RECORDS PROVIDED:
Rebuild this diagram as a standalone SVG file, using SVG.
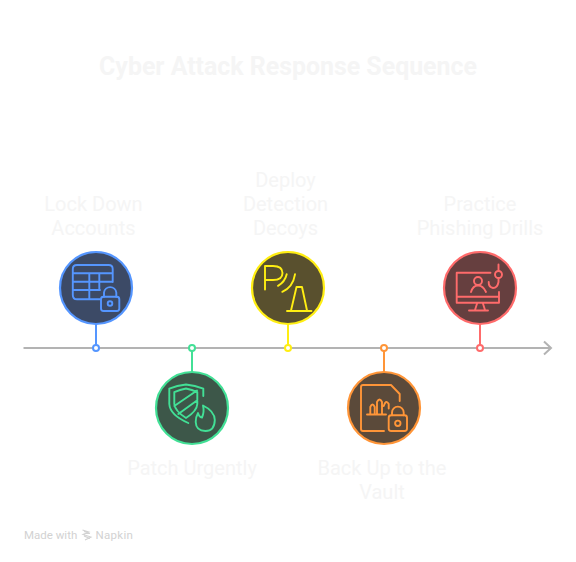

---

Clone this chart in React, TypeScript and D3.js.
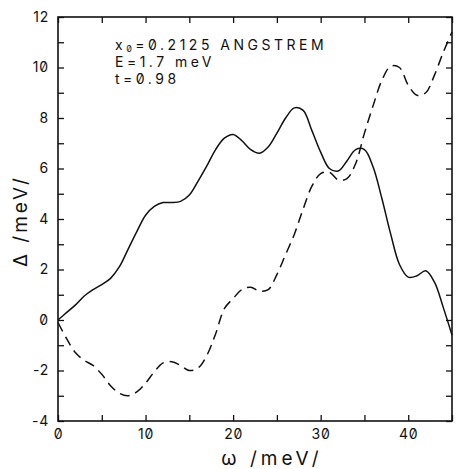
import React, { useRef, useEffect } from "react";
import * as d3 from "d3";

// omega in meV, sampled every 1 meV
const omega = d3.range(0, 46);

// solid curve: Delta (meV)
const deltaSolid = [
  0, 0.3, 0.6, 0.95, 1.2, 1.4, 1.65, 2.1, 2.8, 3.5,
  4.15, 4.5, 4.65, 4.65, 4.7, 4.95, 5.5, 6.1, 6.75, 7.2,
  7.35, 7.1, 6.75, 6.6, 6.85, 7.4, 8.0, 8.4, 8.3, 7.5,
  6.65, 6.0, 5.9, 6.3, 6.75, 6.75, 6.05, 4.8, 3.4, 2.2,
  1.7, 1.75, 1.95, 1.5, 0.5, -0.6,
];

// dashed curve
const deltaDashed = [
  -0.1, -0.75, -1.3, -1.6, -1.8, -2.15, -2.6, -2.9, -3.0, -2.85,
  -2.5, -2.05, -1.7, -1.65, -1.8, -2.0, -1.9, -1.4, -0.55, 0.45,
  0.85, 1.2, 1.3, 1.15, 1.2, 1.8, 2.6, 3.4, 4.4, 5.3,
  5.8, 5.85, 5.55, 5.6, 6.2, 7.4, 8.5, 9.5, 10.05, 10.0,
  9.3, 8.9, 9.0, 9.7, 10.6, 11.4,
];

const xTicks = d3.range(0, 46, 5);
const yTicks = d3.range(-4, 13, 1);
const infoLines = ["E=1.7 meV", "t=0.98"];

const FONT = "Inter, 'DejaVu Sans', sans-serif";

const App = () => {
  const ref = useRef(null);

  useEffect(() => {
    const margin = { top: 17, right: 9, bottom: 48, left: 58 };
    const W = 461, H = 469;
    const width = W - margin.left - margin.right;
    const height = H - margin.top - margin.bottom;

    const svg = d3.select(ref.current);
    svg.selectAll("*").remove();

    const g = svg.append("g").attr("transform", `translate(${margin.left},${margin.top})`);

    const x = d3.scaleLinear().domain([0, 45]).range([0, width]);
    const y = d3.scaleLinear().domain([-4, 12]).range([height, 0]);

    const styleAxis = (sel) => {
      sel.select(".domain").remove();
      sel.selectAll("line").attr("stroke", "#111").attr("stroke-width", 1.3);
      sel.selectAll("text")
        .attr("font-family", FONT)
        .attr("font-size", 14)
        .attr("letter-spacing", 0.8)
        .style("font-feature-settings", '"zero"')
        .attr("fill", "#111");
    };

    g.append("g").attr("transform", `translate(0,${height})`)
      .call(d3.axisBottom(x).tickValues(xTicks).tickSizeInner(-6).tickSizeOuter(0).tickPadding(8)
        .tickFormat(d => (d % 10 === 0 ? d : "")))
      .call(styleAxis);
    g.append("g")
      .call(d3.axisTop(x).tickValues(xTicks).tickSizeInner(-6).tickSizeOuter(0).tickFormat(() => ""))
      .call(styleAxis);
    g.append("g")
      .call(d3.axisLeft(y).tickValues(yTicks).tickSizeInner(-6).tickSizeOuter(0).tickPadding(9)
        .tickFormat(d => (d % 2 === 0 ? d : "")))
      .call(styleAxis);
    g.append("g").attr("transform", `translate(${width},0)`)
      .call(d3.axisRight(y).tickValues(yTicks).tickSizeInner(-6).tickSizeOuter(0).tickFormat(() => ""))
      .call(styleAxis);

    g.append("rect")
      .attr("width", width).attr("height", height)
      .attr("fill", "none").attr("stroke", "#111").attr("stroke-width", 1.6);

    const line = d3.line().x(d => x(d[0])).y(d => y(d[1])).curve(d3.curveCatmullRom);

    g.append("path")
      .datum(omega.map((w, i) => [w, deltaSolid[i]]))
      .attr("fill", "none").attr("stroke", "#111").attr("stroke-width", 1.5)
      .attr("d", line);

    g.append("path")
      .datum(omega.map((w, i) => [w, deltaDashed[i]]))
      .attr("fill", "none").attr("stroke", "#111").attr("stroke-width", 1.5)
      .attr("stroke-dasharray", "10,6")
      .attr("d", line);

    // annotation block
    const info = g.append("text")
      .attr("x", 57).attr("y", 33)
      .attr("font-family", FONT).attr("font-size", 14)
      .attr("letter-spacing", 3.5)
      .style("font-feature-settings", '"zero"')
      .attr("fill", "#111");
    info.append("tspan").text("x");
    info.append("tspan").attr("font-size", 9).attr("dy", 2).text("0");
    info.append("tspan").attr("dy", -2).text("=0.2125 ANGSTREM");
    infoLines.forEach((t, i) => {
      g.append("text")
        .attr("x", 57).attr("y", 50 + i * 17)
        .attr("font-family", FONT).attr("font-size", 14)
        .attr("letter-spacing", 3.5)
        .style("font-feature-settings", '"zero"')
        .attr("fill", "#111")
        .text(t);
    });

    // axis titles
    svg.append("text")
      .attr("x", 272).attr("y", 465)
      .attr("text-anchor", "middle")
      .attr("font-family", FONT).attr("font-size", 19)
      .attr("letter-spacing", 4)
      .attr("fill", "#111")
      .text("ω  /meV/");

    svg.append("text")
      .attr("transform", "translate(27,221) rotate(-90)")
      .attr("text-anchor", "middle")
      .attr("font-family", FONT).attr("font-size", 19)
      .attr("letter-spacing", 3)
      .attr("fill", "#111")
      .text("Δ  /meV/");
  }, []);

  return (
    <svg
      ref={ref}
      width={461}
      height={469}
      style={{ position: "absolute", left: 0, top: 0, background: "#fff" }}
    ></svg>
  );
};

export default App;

STATED GOAL:
Read the entries and select each line where the word "React" is found.

FINISHED TASK:
Clone this chart in React, TypeScript and D3.js.
import React, { useRef, useEffect } from "react";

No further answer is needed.